▸ Task requirements
Tally every line of the material that includes "this", then give the tally and nothing else.
◇ ◇ ◇ ◇ ◇ ◇ ◇
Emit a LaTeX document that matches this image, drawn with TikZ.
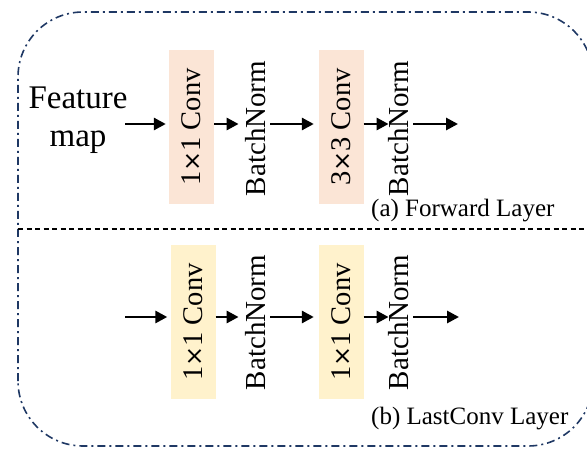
\documentclass[tikz,border=0pt]{standalone}
\usepackage{fontspec}
\setmainfont{Liberation Serif}
\newfontfamily\timesym{DejaVu Sans}
\newcommand{\mytimes}{{\timesym\fontsize{24}{26}\selectfont ×}}
\usetikzlibrary{arrows.meta}
\definecolor{peach}{RGB}{251,229,214}
\definecolor{lightyellow}{RGB}{255,242,204}
\definecolor{navy}{RGB}{31,56,100}
\begin{document}
\begin{tikzpicture}[x=1pt,y=1pt,
  convbox/.style={draw=none,minimum width=45pt,minimum height=154pt,inner sep=0pt,font=\fontsize{28.5}{30}\selectfont},
  bnnode/.style={inner sep=0pt,font=\fontsize{29}{30}\selectfont},
  arr/.style={line width=2.8pt,-{Triangle[length=12pt,width=12pt]}},
  lbl/.style={anchor=base west,inner sep=0pt,font=\fontsize{25}{27}\selectfont}]
\clip (0,0) rectangle (587,448);
% outer frame
\draw[navy,line width=1.6pt,dash pattern=on 8pt off 4pt on 2pt off 4pt,rounded corners=65pt]
  (18,2) rectangle (593,436);
% divider
\draw[line width=1.3pt,dash pattern=on 5pt off 3.5pt] (18,219) -- (587,219);
% row coordinates
\coordinate (r1) at (0,324);
\coordinate (r2) at (0,131);
\coordinate (in1) at (125,324);
\coordinate (in2) at (125,131);
\coordinate (out1) at (458,324);
\coordinate (out2) at (459,131);
% text
\node[align=center,inner sep=0pt,font=\fontsize{33}{38}\selectfont] (feat) at (78,328) {Feature\\map};
% row 1
\node[convbox,fill=peach] (c1) at (191.5,321) {\rotatebox{90}{1\mytimes1 Conv}};
\node[bnnode] (b1) at (256,319.5) {\rotatebox{90}{BatchNorm}};
\node[convbox,fill=peach] (c2) at (341,321) {\rotatebox{90}{3\mytimes3 Conv}};
\node[bnnode] (b2) at (399,319.5) {\rotatebox{90}{BatchNorm}};
% row 2
\node[convbox,fill=lightyellow] (c3) at (193,126) {\rotatebox{90}{1\mytimes1 Conv}};
\node[bnnode] (b3) at (256,125.5) {\rotatebox{90}{BatchNorm}};
\node[convbox,fill=lightyellow] (c4) at (341,126) {\rotatebox{90}{1\mytimes1 Conv}};
\node[bnnode] (b4) at (399,125.5) {\rotatebox{90}{BatchNorm}};
% arrows row 1
\draw[arr,shorten >=3pt] (in1) -- (c1.west |- r1);
\draw[arr,shorten >=7pt] (c1.east |- r1) -- (b1.west |- r1);
\draw[arr,shorten <=4pt,shorten >=4.5pt] (b1.east |- r1) -- (c2.west |- r1);
\draw[arr] (c2.east |- r1) -- (b2.west |- r1);
\draw[arr,shorten <=4pt] (b2.east |- r1) -- (out1);
% arrows row 2
\draw[arr,shorten >=3pt] (in2) -- (c3.west |- r2);
\draw[arr,shorten >=7pt] (c3.east |- r2) -- (b3.west |- r2);
\draw[arr,shorten <=4pt,shorten >=4.5pt] (b3.east |- r2) -- (c4.west |- r2);
\draw[arr] (c4.east |- r2) -- (b4.west |- r2);
\draw[arr,shorten <=4pt] (b4.east |- r2) -- (out2);
% labels
\node[lbl] (la) at (371,231) {(a) Forward Layer};
\node[lbl] (lb) at (371,24) {(b) LastConv Layer};
\end{tikzpicture}
\end{document}
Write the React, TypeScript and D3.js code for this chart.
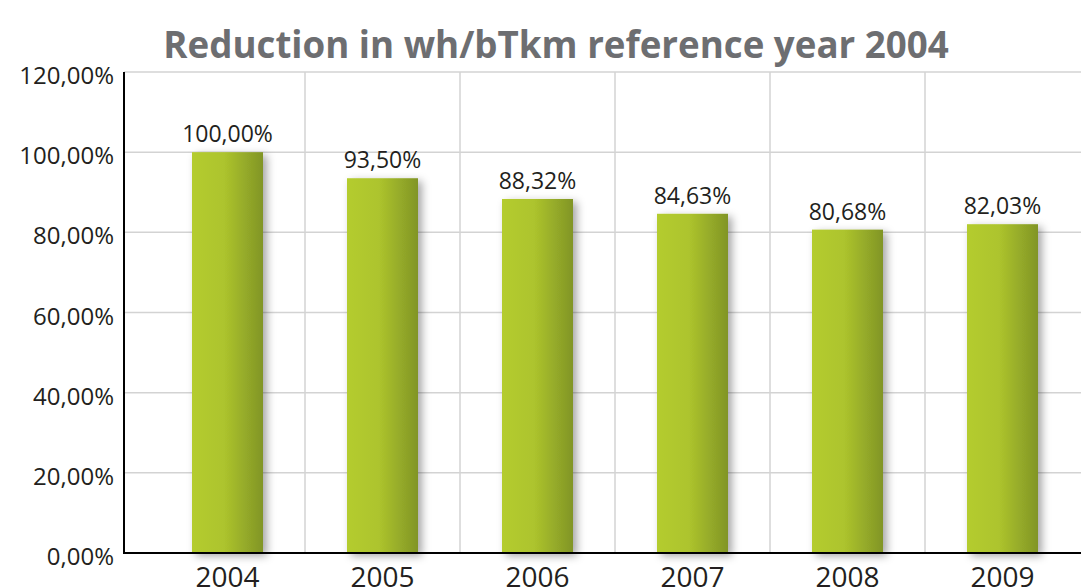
◇ ◇ ◇ ◇ ◇ ◇ ◇
▸ Worked solution
2